Novel hybridization indicator for DNA sequences related to the hepatitis B virus: Electrochemical and in-silico approach

Abstract

In the present study, esculetin, as a novel electroactive indicator, was used to produce an electrochemical DNA hybridization biosensor for Hepatitis B Virus (HBV) detection. At first, alkanothiol-modified DNA probe (from Hepatitis B) was self-assembled on the surface of a glassy carbon electrode modified by the nanocomposite of polyaniline and Au nanoparticles (PANI-Au). Hybridization conditions were enhanced, including the immobilization of the probe strands, the hybridization process and the indicator accumulation. For evaluating the DNA hybridization, the differential pulse voltammetric response of the accumulated esculetin was used as an electroactive indicator on different electrode surfaces. According to the obtained results, the voltammetric responses of esculetin accumulated on the probes interacted with non-complementary, mismatch and complementary targets were significantly different.
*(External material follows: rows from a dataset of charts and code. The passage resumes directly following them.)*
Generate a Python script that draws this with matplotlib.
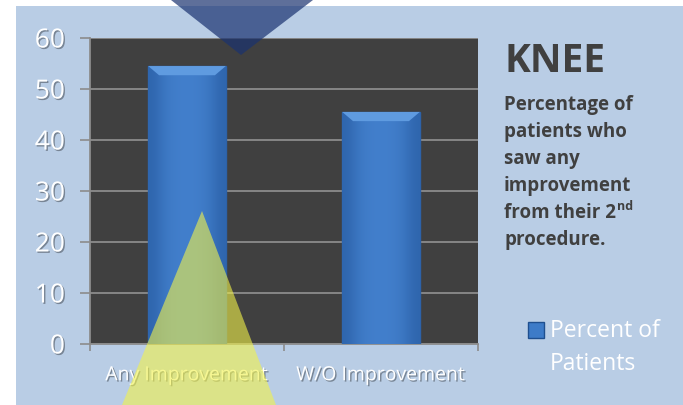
import matplotlib.pyplot as plt
import matplotlib.patheffects as pe
from matplotlib.patches import Rectangle, Polygon
from matplotlib.colors import LinearSegmentedColormap
import numpy as np

# data
categories = ['Any Improvement', 'W/O Improvement']
values = [54.5, 45.5]
yticks = [0, 10, 20, 30, 40, 50, 60]
desc_lines = ['Percentage of', 'patients who', 'saw any', 'improvement',
              'from their 2', 'procedure.']

plt.rcParams['font.family'] = ['Open Sans', 'DejaVu Sans']

W, H = 683, 405
fig = plt.figure(figsize=(W / 100, H / 100), dpi=100, facecolor='white')

# light blue panel behind everything
fig.patches.append(Rectangle((16 / W, 0), 1 - 16 / W, (H - 6) / H,
                             transform=fig.transFigure, facecolor='#b9cde5',
                             edgecolor='none', zorder=-5))

ax = fig.add_axes([90 / W, 61 / H, 388 / W, 306 / H])
ax.set_facecolor('#404040')

x = np.arange(len(categories))
bars = ax.bar(x, values, width=0.4, color='#3d7bc8', edgecolor='#2d62a8',
              linewidth=1, zorder=3)

# soft horizontal shading inside each bar
grad = np.array([[0.0, 0.7, 0.95, 1.0, 0.95, 0.7, 0.0]])
cmap = LinearSegmentedColormap.from_list('barblue', ['#2f66ae', '#427fcc'])
for b in bars:
    bx, bw, bh = b.get_x(), b.get_width(), b.get_height()
    im = ax.imshow(grad, cmap=cmap, aspect='auto', interpolation='bicubic',
                   extent=[bx, bx + bw, 0, bh], zorder=3.5)
    im.set_clip_path(b)
    # lighter bevel at top
    ax.add_patch(Polygon([[bx, bh], [bx + bw, bh], [bx + bw * 0.86, bh - 1.8],
                          [bx + bw * 0.14, bh - 1.8]], closed=True,
                         facecolor='#5f9be0', edgecolor='none', zorder=4))
ax.set_xlim(-0.5, 1.5)
ax.set_ylim(0, 60)

shadow = [pe.withSimplePatchShadow(offset=(1, -1), shadow_rgbFace='black', alpha=0.35)]

ax.set_yticks(yticks)
ax.set_yticklabels([str(v) for v in yticks], fontsize=19, color='white')
ax.tick_params(axis='y', length=7, width=1.2, color='#8c8c8c', pad=11)
ax.set_xticks(x)
ax.set_xticklabels(categories, fontsize=14, color='white')
ax.set_xticks([-0.5, 0.5, 1.5], minor=True)
ax.tick_params(axis='x', which='major', length=0, pad=16)
ax.tick_params(axis='x', which='minor', length=5, width=1.2, color='#8c8c8c')
for lab in ax.get_xticklabels() + ax.get_yticklabels():
    lab.set_path_effects(shadow)

ax.grid(axis='y', color='#8c8c8c', linewidth=1.3, zorder=1)
ax.set_axisbelow(True)
for s in ['top', 'right']:
    ax.spines[s].set_visible(False)
for s in ['left', 'bottom']:
    ax.spines[s].set_color('#8c8c8c')
    ax.spines[s].set_linewidth(1.3)

# right side text
fig.text(504 / W, 1 - 72 / H, 'KNEE', fontsize=28, fontweight='bold',
         color='#404040', va='baseline', ha='left')
for i, line in enumerate(desc_lines):
    t = fig.text(504 / W, 1 - (110 + 27 * i) / H, line, fontsize=13.5,
                 fontweight='bold', color='#404040', va='baseline', ha='left')
    if line.endswith('2'):
        fig.canvas.draw()
        ext = t.get_window_extent()
        fig.text((ext.x1 + 1) / W, 1 - (110 + 27 * i - 8) / H, 'nd',
                 fontsize=9, fontweight='bold', color='#404040',
                 va='baseline', ha='left')

# legend
fig.patches.append(Rectangle((528 / W, 1 - 338 / H), 16 / W, 16 / H,
                             transform=fig.transFigure, facecolor='#3d7bc8',
                             edgecolor='#1f4f8f', linewidth=1, zorder=2))
fig.text(550 / W, 1 - 337 / H, 'Percent of', fontsize=16.5, color='white',
         va='baseline', ha='left')
fig.text(550 / W, 1 - 370 / H, 'Patients', fontsize=16.5, color='white',
         va='baseline', ha='left')

# decorative triangles
fig.patches.append(Polygon([[171 / W, 1], [313 / W, 1], [241 / W, 1 - 55 / H]],
                           closed=True, transform=fig.transFigure,
                           facecolor='#1a3270', alpha=0.7, edgecolor='none', zorder=5))
fig.patches.append(Polygon([[202 / W, 1 - 211 / H], [122 / W, 0], [276 / W, 0]],
                           closed=True, transform=fig.transFigure,
                           facecolor='#f2f24a', alpha=0.6, edgecolor='none', zorder=5))

fig.savefig('out.png', dpi=100, facecolor='white')
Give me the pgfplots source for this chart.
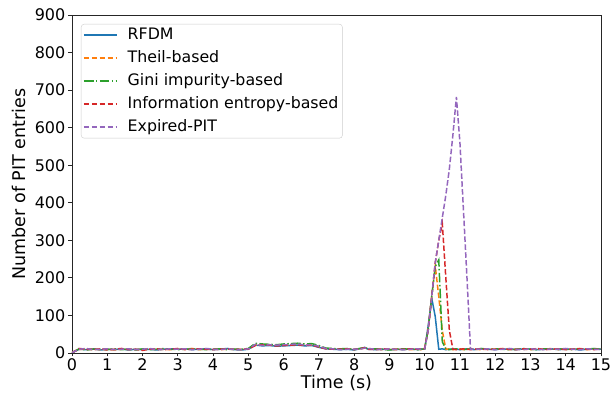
\documentclass[border=0pt]{standalone}
\usepackage{pgfplots}
\pgfplotsset{compat=1.18}
\usepackage{pgfplotstable}
\usepackage{fontspec}
\setmainfont{DejaVu Sans}
\definecolor{mblue}{HTML}{1F77B4}
\definecolor{morange}{HTML}{FF7F0E}
\definecolor{mgreen}{HTML}{2CA02C}
\definecolor{mred}{HTML}{D62728}
\definecolor{mpurple}{HTML}{9467BD}
\pgfplotstableread{
t rfdm theil gini info exp
0.0 0 2 1 0 1
0.2 10 9 11 12 10
0.4 9 11 8 10 12
0.6 11 10 10 9 9
0.8 8 9 10 11 10
1.0 10 11 9 8 11
1.2 9 8 11 10 9
1.4 11 10 9 12 10
1.6 8 11 10 9 11
1.8 10 9 8 10 9
2.0 9 10 11 7 10
2.2 10 11 9 10 12
2.4 8 9 10 11 9
2.6 10 10 12 9 10
2.8 11 9 10 10 11
3.0 10 11 9 12 10
3.2 11 10 10 9 11
3.4 9 12 11 10 9
3.6 10 9 10 11 10
3.8 11 10 9 10 12
4.0 9 11 10 9 10
4.2 10 9 11 10 9
4.4 12 10 9 11 11
4.6 9 11 10 9 10
4.8 8 9 10 10 9
5.0 10 11 12 10 11
5.2 21 22 26 20 23
5.4 19 21 24 22 20
5.6 20 22 23 21 22
5.8 18 20 22 19 21
6.0 19 21 24 20 22
6.2 20 22 25 21 23
6.4 21 23 26 22 24
6.6 19 22 24 20 21
6.8 20 21 25 21 22
7.0 15 17 20 16 18
7.2 11 12 13 11 12
7.4 10 11 12 10 11
7.6 9 10 11 10 9
7.8 10 11 12 11 10
8.0 8 10 9 9 10
8.2 12 11 13 12 11
8.3 15 13 14 14 13
8.4 10 12 11 10 12
8.6 9 10 11 9 10
8.8 10 9 10 11 9
9.0 9 10 8 10 11
9.2 10 11 10 9 10
9.4 9 10 11 10 9
9.6 11 9 10 11 10
9.8 9 10 9 10 11
9.9 10 9 10 11 10
10.0 10 12 11 12 11
10.1 72 65 62 60 60
10.2 146 150 150 150 150
10.3 97 232 230 240 240
10.4 10 150 248 300 300
10.5 11 60 30 345 360
10.6 9 10 10 200 420
10.7 10 11 9 60 490
10.8 11 9 10 10 580
10.9 10 10 11 9 682
11.0 9 11 10 10 560
11.1 10 9 9 11 380
11.2 11 10 10 10 200
11.3 10 12 11 9 10
11.4 9 10 10 10 11
11.6 11 9 12 11 10
11.8 10 11 10 9 11
12.0 9 10 11 10 9
12.2 11 12 10 11 10
12.4 10 9 9 10 12
12.6 9 11 10 9 10
12.8 11 10 12 11 9
13.0 10 9 10 10 11
13.2 9 11 9 12 10
13.4 10 10 11 9 9
13.6 11 12 10 10 11
13.8 9 9 11 11 10
14.0 10 11 10 9 12
14.2 11 10 9 10 10
14.4 8 12 11 11 9
14.6 10 9 10 10 11
14.8 11 11 12 9 10
15.0 10 10 10 11 9
}\datatab
\begin{document}
\begin{tikzpicture}
\begin{axis}[
  scale only axis,
  width=529pt, height=338pt,
  xmin=0, xmax=15, ymin=0, ymax=900,
  xtick={0,1,...,15}, ytick={0,100,...,900},
  tick align=outside,
  major tick length=3.5pt,
  tick style={black!85, line width=0.8pt},
  axis line style={black!85, line width=0.8pt},
  xtick pos=bottom, ytick pos=left,
  ticklabel style={font=\fontsize{16}{19}\selectfont},
  xticklabel style={inner sep=2pt},
  yticklabel style={inner sep=3pt},
  /pgf/number format/assume math mode=true,
  label style={font=\fontsize{17.5}{21}\selectfont},
  xlabel={Time (s)}, ylabel={Number of PIT entries},
  xlabel style={at={(axis description cs:0.5,0)}, yshift=-30pt, anchor=center},
  ylabel style={at={(axis description cs:0,0.5)}, yshift=53pt, anchor=center},
  legend cell align=left,
  legend style={at={(0,1)}, xshift=9pt, yshift=-9pt, anchor=north west, draw=black!20, rounded corners=3pt,
    font=\fontsize{15.8}{18}\selectfont, row sep=5pt, column sep=8pt, inner sep=2pt,
    nodes={inner sep=2pt, text height=11pt, text depth=3pt}},
  legend image code/.code={\draw[#1, line width=1.5pt] (0pt,0pt) -- (33pt,0pt);},
]
\addplot[mblue, line width=1.5pt] table[x=t, y=rfdm] {\datatab};
\addlegendentry{RFDM}
\addplot[morange, line width=1.5pt, dash pattern=on 5.5pt off 2.4pt] table[x=t, y=theil] {\datatab};
\addlegendentry{Theil-based}
\addplot[mgreen, line width=1.5pt, dash pattern=on 9.6pt off 2.4pt on 1.5pt off 2.4pt] table[x=t, y=gini] {\datatab};
\addlegendentry{Gini impurity-based}
\addplot[mred, line width=1.5pt, dash pattern=on 5.5pt off 2.4pt] table[x=t, y=info] {\datatab};
\addlegendentry{Information entropy-based}
\addplot[mpurple, line width=1.5pt, dash pattern=on 5.5pt off 2.4pt] table[x=t, y=exp] {\datatab};
\addlegendentry{Expired-PIT}
\end{axis}
\pgfresetboundingbox
\path ([shift={(-72pt,-50pt)}]current axis.south west) rectangle ([shift={(10pt,15pt)}]current axis.north east);
\end{tikzpicture}
\end{document}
Therefore, in optimum conditions, electrochemical signals of esculetin were linear in the concentration range of 0.01–3.00 × 10−6 M of the complementary strands, and a detection limit of 3.80 × 10−9 M was obtained for the target. Subsequently, the modified electrode was utilized for the detection of the HBV in spiked serum and plasma samples. The results obtained from electrochemical technique were confirmed by computational molecular simulation using MOE software. Moreover, the simulation outcomes provided valuable information about quantum chemical properties including the HOMO–LUMO maps and chemical reactivity for esculetin-the DNA target components.